İmamoğlu wird als wichtigster Rivale von Präsident Recep Tayyip Erdoğan bei den Präsidentschaftswahlen gehandelt. Reguläre Präsidentenwahlen in der Türkei sind für 2028 angesetzt. Erdoğan könnte sie jedoch vorziehen, um eine Begrenzung auf zwei Amtszeiten zu umgehen, falls er wieder antreten will.
İmamoğlus Verhaftung ist der vorläufige Höhepunkt einer monatelangen juristischen Kampagne gegen Oppositionelle, die als Versuch kritisiert wird, deren Wahlchancen zu schmälern und abweichende Meinungen zum Schweigen zu bringen. Die Regierung weist die Vorwürfe zurück.
Hunderttausende bei Massenprotesten
Laut seiner Partei hatten sich am Wochenende insgesamt Hunderttausende Menschen an den Massenprotesten beteiligt. Die Untersuchungshaft gegen İmamoğlu hatte das Istanbuler Caglayan-Gericht Sonntagfrüh wegen mutmaßlicher Korruption verhängt. Die von der Staatsanwaltschaft angestrebte Anordnung von U-Haft auch wegen “Terrorismus”-Vorwürfen lehnten die Richter hingegen ab. Neben İmamoğlu wurde gegen weitere Mitbeschuldigte Untersuchungshaft verhängt, darunter einer seiner engsten Berater.

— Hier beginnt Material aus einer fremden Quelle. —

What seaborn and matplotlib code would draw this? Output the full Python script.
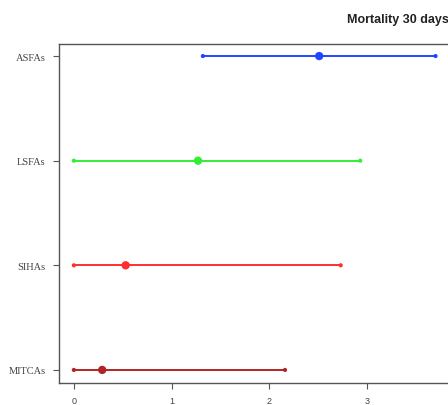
import pandas as pd
import matplotlib
matplotlib.use("Agg")
import matplotlib.pyplot as plt
import seaborn as sns

# values
groups = ["ASFAs", "LSFAs", "SIHAs", "MITCAs"]
estimate = [2.51, 1.27, 0.53, 0.29]
lower = [1.32, 0.00, 0.00, 0.00]
upper = [3.70, 2.93, 2.73, 2.16]
colors = ["#1f45ff", "#33ee33", "#ff2f2f", "#b22424"]
x_ticks = [0, 1, 2, 3]

df = pd.DataFrame({"group": groups, "est": estimate, "lo": lower, "hi": upper})
df["pos"] = range(len(groups))

sns.set_style("white")
fig = plt.figure(figsize=(4.48, 4.06), dpi=100)
# axes runs past the right edge, the reference image is cropped there
ax = fig.add_axes([59 / 448, 22.5 / 406, 391 / 448, 339 / 406])

palette = dict(zip(groups, colors))
for _, row in df.iterrows():
    ax.hlines(row["pos"], row["lo"], row["hi"], color=palette[row["group"]], lw=1.4, zorder=2)

ends = pd.concat([
    df[["group", "pos"]].assign(x=df["lo"]),
    df[["group", "pos"]].assign(x=df["hi"]),
])
sns.scatterplot(data=ends, x="x", y="pos", hue="group", palette=palette,
                s=9, linewidth=0, legend=False, ax=ax, zorder=3)
sns.scatterplot(data=df, x="est", y="pos", hue="group", palette=palette,
                marker="o", s=36, linewidth=0, legend=False, ax=ax, zorder=4)

ax.set_xlim(-0.152, 3.848)
ax.set_ylim(3.12, -0.12)
ax.set_yticks(df["pos"])
ax.set_yticklabels(groups, family="Liberation Serif", fontsize=7.5, color="#444444")
ax.set_xticks(x_ticks)
ax.set_xticklabels([str(t) for t in x_ticks], family="Liberation Sans", fontsize=6.5, color="#444444")
ax.tick_params(axis="both", length=4.5, width=0.8, color="#555555", pad=5, left=True, bottom=True)
ax.set_xlabel("")
ax.set_ylabel("")
for sp in ax.spines.values():
    sp.set_color("#555555")
    sp.set_linewidth(1.0)

fig.text(347 / 448, 1 - 20 / 406, "Mortality 30 days", ha="left", va="center",
         fontsize=9, fontweight="bold", family="Liberation Sans", color="#222222")

fig.savefig("out.png", dpi=100)
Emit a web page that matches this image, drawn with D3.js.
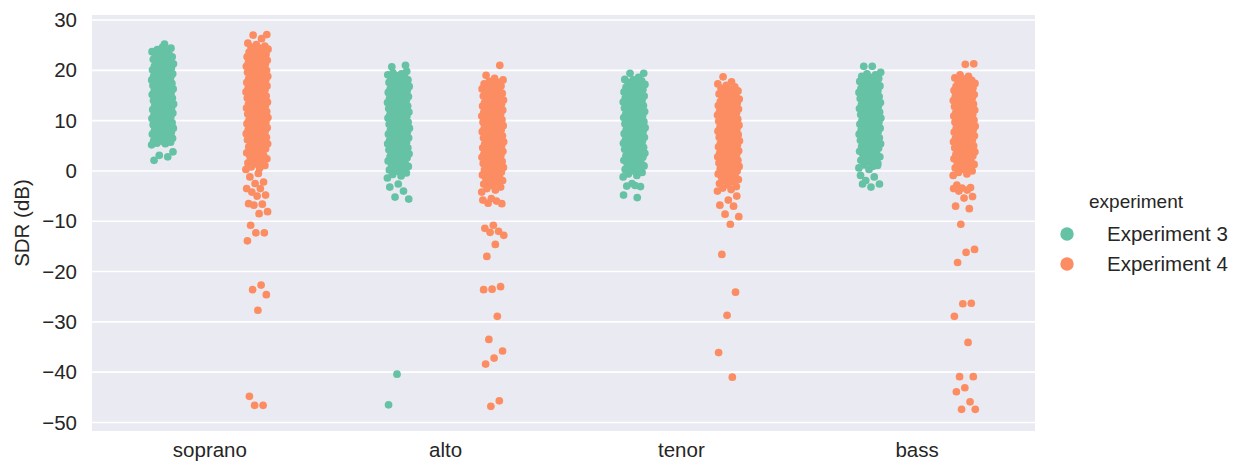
<!DOCTYPE html>
<html>
<head>
<meta charset="utf-8">
<script src="https://cdn.jsdelivr.net/npm/d3@7"></script>
<style>
  body { margin: 0; background: #fff; }
  text { font-family: "Liberation Sans", Arial, sans-serif; fill: #262626; }
</style>
</head>
<body>
<div id="chart"></div>
<script>
// categories and hue levels
var voices = ["soprano", "alto", "tenor", "bass"];
var experiments = ["Experiment 3", "Experiment 4"];
var yTicks = [30, 20, 10, 0, -10, -20, -30, -40, -50];

// SDR values (dB): dense body of each strip, then the scattered points
var sopranoExp3 = [5.2,5.4,5.5,5.7,5.9,6.0,6.2,6.3,6.5,6.6,6.8,7.0,7.1,7.3,7.4,7.6,7.7,7.9,8.0,8.2,8.3,8.5,8.6,8.8,8.9,9.1,9.2,9.4,9.5,9.6,9.8,9.9,10.1,10.2,10.4,10.5,10.7,10.8,10.9,11.1,11.2,11.4,11.5,11.7,11.8,11.9,12.1,12.2,12.4,12.5,12.6,12.8,12.9,13.1,13.2,13.3,13.5,13.6,13.8,13.9,14.0,14.2,14.3,14.5,14.6,14.7,14.9,15.0,15.2,15.3,15.4,15.6,15.7,15.9,16.0,16.1,16.3,16.4,16.6,16.7,16.8,17.0,17.1,17.3,17.4,17.5,17.7,17.8,18.0,18.1,18.3,18.4,18.6,18.7,18.9,19.0,19.2,19.3,19.5,19.6,19.8,19.9,20.1,20.2,20.4,20.5,20.7,20.9,21.0,21.2,21.3,21.5,21.7,21.8,22.0,22.2,22.3,22.5,22.7,22.9,23.1,23.3,23.5,23.7,23.9,24.1,24.4,24.6];
var sopranoExp3Out = [2.1,2.8,3.1,3.8,25.2];

var sopranoExp4 = [0.3,0.6,0.8,1.1,1.4,1.6,1.9,2.1,2.4,2.6,2.9,3.1,3.4,3.6,3.9,4.1,4.4,4.6,4.8,5.0,5.2,5.4,5.5,5.7,5.9,6.0,6.2,6.3,6.5,6.7,6.8,7.0,7.1,7.3,7.4,7.6,7.7,7.9,8.0,8.2,8.3,8.5,8.6,8.8,8.9,9.1,9.2,9.4,9.5,9.7,9.8,10.0,10.1,10.3,10.4,10.6,10.7,10.9,11.0,11.2,11.3,11.5,11.6,11.8,11.9,12.1,12.2,12.4,12.5,12.7,12.8,13.0,13.1,13.3,13.4,13.6,13.7,13.9,14.0,14.2,14.3,14.5,14.6,14.8,14.9,15.1,15.2,15.4,15.5,15.7,15.8,16.0,16.1,16.3,16.4,16.6,16.7,16.9,17.0,17.2,17.3,17.5,17.6,17.8,17.9,18.1,18.2,18.4,18.5,18.7,18.8,19.0,19.1,19.3,19.4,19.6,19.7,19.9,20.0,20.2,20.3,20.5,20.6,20.8,20.9,21.1,21.2,21.4,21.5,21.7,21.8,22.0,22.1,22.3,22.4,22.6,22.7,22.9,23.1,23.2,23.4,23.6,23.8,24.0,24.2,24.4,24.6,24.8,25.1,25.4];
var sopranoExp4Out = [26.3,27.0,27.1,-0.5,-1.2,-2.2,-2.5,-3.5,-3.5,-4.2,-4.8,-5.0,-6.5,-6.6,-6.8,-8.1,-8.5,-10.8,-12.3,-12.3,-13.9,-22.7,-23.6,-24.6,-27.7,-44.8,-46.6,-46.6];

var altoExp3 = [-1.4,-1.0,-0.7,-0.4,-0.1,0.2,0.4,0.7,0.9,1.2,1.4,1.6,1.8,2.0,2.2,2.4,2.6,2.8,2.9,3.1,3.3,3.4,3.6,3.7,3.9,4.0,4.2,4.3,4.5,4.6,4.8,4.9,5.1,5.2,5.4,5.5,5.7,5.8,6.0,6.1,6.3,6.4,6.6,6.7,6.9,7.0,7.2,7.3,7.5,7.6,7.8,7.9,8.1,8.2,8.4,8.5,8.7,8.8,9.0,9.1,9.3,9.4,9.6,9.7,9.9,10.0,10.2,10.3,10.5,10.6,10.8,10.9,11.1,11.2,11.4,11.5,11.7,11.8,12.0,12.1,12.3,12.4,12.6,12.7,12.9,13.0,13.2,13.3,13.5,13.6,13.8,13.9,14.1,14.2,14.4,14.5,14.7,14.8,15.0,15.1,15.3,15.4,15.6,15.7,15.9,16.0,16.2,16.3,16.5,16.6,16.8,16.9,17.1,17.3,17.4,17.6,17.8,17.9,18.1,18.3,18.5,18.7,18.9,19.1,19.3,19.5,19.8];
var altoExp3Out = [-2.6,-3.2,-4.0,-5.2,-5.6,19.0,20.7,21.0,-40.4,-46.5];

var altoExp4 = [-4.2,-3.8,-3.5,-3.2,-2.9,-2.6,-2.4,-2.1,-1.9,-1.6,-1.4,-1.2,-1.0,-0.8,-0.6,-0.4,-0.2,0.0,0.2,0.4,0.5,0.7,0.9,1.0,1.2,1.3,1.5,1.6,1.8,1.9,2.1,2.2,2.4,2.5,2.7,2.8,3.0,3.1,3.3,3.4,3.6,3.7,3.9,4.0,4.2,4.3,4.5,4.6,4.8,4.9,5.1,5.2,5.4,5.5,5.7,5.8,6.0,6.1,6.3,6.4,6.6,6.7,6.9,7.0,7.2,7.3,7.5,7.6,7.8,7.9,8.1,8.2,8.4,8.5,8.7,8.8,9.0,9.1,9.3,9.4,9.6,9.7,9.9,10.0,10.2,10.3,10.5,10.6,10.8,10.9,11.1,11.2,11.4,11.5,11.7,11.8,12.0,12.1,12.3,12.4,12.6,12.7,12.9,13.0,13.2,13.3,13.5,13.6,13.8,13.9,14.1,14.2,14.4,14.5,14.7,14.9,15.0,15.2,15.4,15.5,15.7,15.9,16.1,16.3,16.5,16.7,16.9,17.1,17.3,17.6,17.8,18.1,18.4];
var altoExp4Out = [19.0,21.0,-5.5,-5.8,-6.0,-6.4,-6.5,-10.8,-11.4,-12.0,-12.2,-12.8,-14.6,-17.0,-23.0,-23.5,-23.6,-28.9,-33.5,-35.8,-37.2,-38.4,-45.7,-46.8];

var tenorExp3 = [-1.2,-0.9,-0.6,-0.3,0.0,0.3,0.5,0.8,1.0,1.3,1.5,1.7,1.9,2.1,2.3,2.5,2.7,2.9,3.0,3.2,3.4,3.5,3.7,3.8,4.0,4.1,4.3,4.4,4.6,4.7,4.9,5.0,5.2,5.3,5.5,5.6,5.8,5.9,6.1,6.2,6.4,6.5,6.7,6.8,7.0,7.1,7.3,7.4,7.6,7.7,7.9,8.0,8.2,8.3,8.5,8.6,8.8,8.9,9.1,9.2,9.4,9.5,9.7,9.8,10.0,10.1,10.3,10.4,10.6,10.7,10.9,11.0,11.2,11.3,11.5,11.6,11.8,11.9,12.1,12.2,12.4,12.5,12.7,12.8,13.0,13.1,13.3,13.4,13.6,13.7,13.9,14.0,14.2,14.3,14.5,14.6,14.8,14.9,15.1,15.2,15.4,15.6,15.7,15.9,16.1,16.2,16.4,16.6,16.8,17.0,17.2,17.4,17.6,17.9,18.1];
var tenorExp3Out = [18.2,18.6,19.4,19.4,-2.9,-3.0,-3.1,-2.5,-4.8,-5.3];

var tenorExp4 = [-4.0,-3.7,-3.4,-3.1,-2.8,-2.5,-2.2,-2.0,-1.7,-1.5,-1.2,-1.0,-0.8,-0.6,-0.4,-0.2,0.0,0.2,0.4,0.5,0.7,0.9,1.0,1.2,1.3,1.5,1.6,1.8,1.9,2.1,2.2,2.4,2.5,2.7,2.8,3.0,3.1,3.3,3.4,3.6,3.7,3.9,4.0,4.2,4.3,4.5,4.6,4.8,4.9,5.1,5.2,5.4,5.5,5.7,5.8,6.0,6.1,6.3,6.4,6.6,6.7,6.9,7.0,7.2,7.3,7.5,7.6,7.8,7.9,8.1,8.2,8.4,8.5,8.7,8.8,9.0,9.1,9.3,9.4,9.6,9.7,9.9,10.0,10.2,10.3,10.5,10.6,10.8,10.9,11.1,11.2,11.4,11.5,11.7,11.8,12.0,12.1,12.3,12.4,12.6,12.7,12.9,13.0,13.2,13.3,13.5,13.7,13.8,14.0,14.2,14.3,14.5,14.7,14.9,15.1,15.3,15.5,15.7,15.9,16.2,16.4,16.7,17.0,17.3];
var tenorExp4Out = [17.7,18.7,-5.0,-5.8,-6.8,-7.0,-8.6,-9.1,-10.6,-16.6,-24.1,-28.7,-36.1,-41.0];

var bassExp3 = [0.6,0.9,1.2,1.5,1.8,2.1,2.3,2.6,2.8,3.1,3.3,3.5,3.7,3.9,4.1,4.3,4.5,4.7,4.9,5.0,5.2,5.4,5.5,5.7,5.8,6.0,6.1,6.3,6.4,6.6,6.7,6.9,7.0,7.2,7.3,7.5,7.6,7.8,7.9,8.1,8.2,8.4,8.5,8.7,8.8,9.0,9.1,9.3,9.4,9.6,9.7,9.9,10.0,10.2,10.3,10.5,10.6,10.8,10.9,11.1,11.2,11.4,11.5,11.7,11.8,12.0,12.1,12.3,12.4,12.6,12.7,12.9,13.0,13.2,13.3,13.5,13.6,13.8,13.9,14.1,14.2,14.4,14.5,14.7,14.8,15.0,15.1,15.3,15.4,15.6,15.7,15.9,16.0,16.2,16.4,16.5,16.7,16.9,17.0,17.2,17.4,17.6,17.8,18.0,18.2,18.4,18.6,18.8,19.1,19.3,19.6];
var bassExp3Out = [20.8,20.8,1.1,0.3,-0.9,-1.2,-1.9,-2.6,-3.2,-2.6];

var bassExp4 = [-0.9,-0.6,-0.3,0.0,0.3,0.6,0.8,1.1,1.3,1.6,1.8,2.0,2.2,2.4,2.6,2.8,3.0,3.2,3.3,3.5,3.7,3.8,4.0,4.1,4.3,4.4,4.6,4.7,4.9,5.0,5.2,5.3,5.5,5.6,5.8,5.9,6.1,6.2,6.4,6.5,6.7,6.8,7.0,7.1,7.3,7.4,7.6,7.7,7.9,8.0,8.2,8.3,8.5,8.6,8.8,8.9,9.1,9.2,9.4,9.5,9.7,9.8,10.0,10.1,10.3,10.4,10.6,10.7,10.9,11.0,11.2,11.3,11.5,11.6,11.8,11.9,12.1,12.2,12.4,12.5,12.7,12.8,13.0,13.1,13.3,13.4,13.6,13.7,13.9,14.0,14.2,14.3,14.5,14.6,14.8,14.9,15.1,15.2,15.4,15.5,15.7,15.8,16.0,16.2,16.3,16.5,16.7,16.8,17.0,17.2,17.4,17.6,17.8,18.0,18.3,18.5,18.8,19.1];
var bassExp4Out = [21.3,21.2,-2.8,-3.3,-3.4,-3.5,-3.8,-4.0,-5.1,-5.4,-7.0,-7.5,-10.6,-15.6,-16.2,-18.2,-26.3,-26.4,-28.9,-34.1,-40.9,-40.9,-43.1,-43.9,-45.9,-47.4,-47.4];

var groups = [
  { voice: "soprano", exp: "Experiment 3", values: sopranoExp3.concat(sopranoExp3Out) },
  { voice: "soprano", exp: "Experiment 4", values: sopranoExp4.concat(sopranoExp4Out) },
  { voice: "alto", exp: "Experiment 3", values: altoExp3.concat(altoExp3Out) },
  { voice: "alto", exp: "Experiment 4", values: altoExp4.concat(altoExp4Out) },
  { voice: "tenor", exp: "Experiment 3", values: tenorExp3.concat(tenorExp3Out) },
  { voice: "tenor", exp: "Experiment 4", values: tenorExp4.concat(tenorExp4Out) },
  { voice: "bass", exp: "Experiment 3", values: bassExp3.concat(bassExp3Out) },
  { voice: "bass", exp: "Experiment 4", values: bassExp4.concat(bassExp4Out) }
];

var width = 1234, height = 465;
var plot = { left: 92, top: 15, right: 1035, bottom: 431 };
var fontSize = 20.5;

var svg = d3.select("#chart").append("svg")
    .attr("width", width)
    .attr("height", height);

var x = d3.scaleBand()
    .domain(voices)
    .range([plot.left, plot.right]);

var y = d3.scaleLinear()
    .domain([-51.7, 31.0])
    .range([plot.bottom, plot.top]);

var color = d3.scaleOrdinal()
    .domain(experiments)
    .range(["#66c2a5", "#fc8d62"]);

// dodge offset for hue and jitter spread, in category units
var dodge = d3.scaleOrdinal().domain(experiments).range([-0.2, 0.2]);
var jitterWidth = 0.047;

// background
svg.append("rect")
    .attr("x", plot.left)
    .attr("y", plot.top)
    .attr("width", plot.right - plot.left)
    .attr("height", plot.bottom - plot.top)
    .attr("fill", "#eaeaf2");

// grid
svg.append("g").selectAll("line")
    .data(yTicks)
    .enter().append("line")
    .attr("x1", plot.left)
    .attr("x2", plot.right)
    .attr("y1", function(d){ return y(d); })
    .attr("y2", function(d){ return y(d); })
    .attr("stroke", "#fff")
    .attr("stroke-width", 1.6);

// y axis
var yAxis = d3.axisLeft(y)
    .tickValues(yTicks)
    .tickSize(0)
    .tickPadding(15)
    .tickFormat(function(d){ return d < 0 ? "\u2212" + Math.abs(d) : d; });

var gy = svg.append("g")
    .attr("transform", "translate(" + plot.left + ",0)")
    .call(yAxis);
gy.select(".domain").remove();
gy.selectAll("text").style("font-size", fontSize + "px").attr("fill", "#262626");

// x axis
var xAxis = d3.axisBottom(x).tickSize(0).tickPadding(11);
var gx = svg.append("g")
    .attr("transform", "translate(0," + plot.bottom + ")")
    .call(xAxis);
gx.select(".domain").remove();
gx.selectAll("text").style("font-size", fontSize + "px").attr("fill", "#262626");

svg.append("text")
    .attr("transform", "translate(29," + ((plot.top + plot.bottom) / 2) + ") rotate(-90)")
    .attr("text-anchor", "middle")
    .style("font-size", fontSize + "px")
    .text("SDR (dB)");

// points
var bw = x.bandwidth();
var phi = 0.6180339887;
groups.forEach(function(g){
    var cx = x(g.voice) + bw / 2 + dodge(g.exp) * bw;
    svg.append("g").selectAll("circle")
        .data(g.values)
        .enter().append("circle")
        .attr("cx", function(d, i){
            var j = ((i * phi) % 1) * 2 - 1;
            return cx + j * jitterWidth * bw;
        })
        .attr("cy", function(d){ return y(d); })
        .attr("r", 3.85)
        .attr("fill", color(g.exp));
});

// legend
var legend = svg.append("g");
legend.append("text")
    .attr("x", 1089)
    .attr("y", 208)
    .style("font-size", "19px")
    .text("experiment");

var items = legend.selectAll("g.item")
    .data(experiments)
    .enter().append("g")
    .attr("class", "item")
    .attr("transform", function(d, i){ return "translate(0," + (234 + i * 30) + ")"; });

items.append("circle")
    .attr("cx", 1067)
    .attr("cy", 0)
    .attr("r", 6.7)
    .attr("fill", function(d){ return color(d); });

items.append("text")
    .attr("x", 1107)
    .attr("y", 7)
    .style("font-size", fontSize + "px")
    .text(function(d){ return d; });
</script>
</body>
</html>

Nach Angaben der CHP wurde der 53-Jährige Sonntagnachmittag in die Haftanstalt Silivri bei Istanbul verbracht. In der Haftanstalt sind oder waren mehrere prominente Oppositionelle und Journalisten inhaftiert, unter ihnen auch zwischen 2017 und 2018 der deutsche Journalist Deniz Yücel. Einer von İmamoğlus Anwälten sagte, dass per Haftbeschwerde juristisch gegen die Untersuchungshaft vorgegangen werden solle.
Wenige Stunden nach Verkündung der Untersuchungshaft gab das Innenministerium bekannt, İmamoğlu seines Amts als Bürgermeister enthoben zu haben. İmamoğlu sei “von seinen Aufgaben suspendiert worden”, hieß es in einer Erklärung.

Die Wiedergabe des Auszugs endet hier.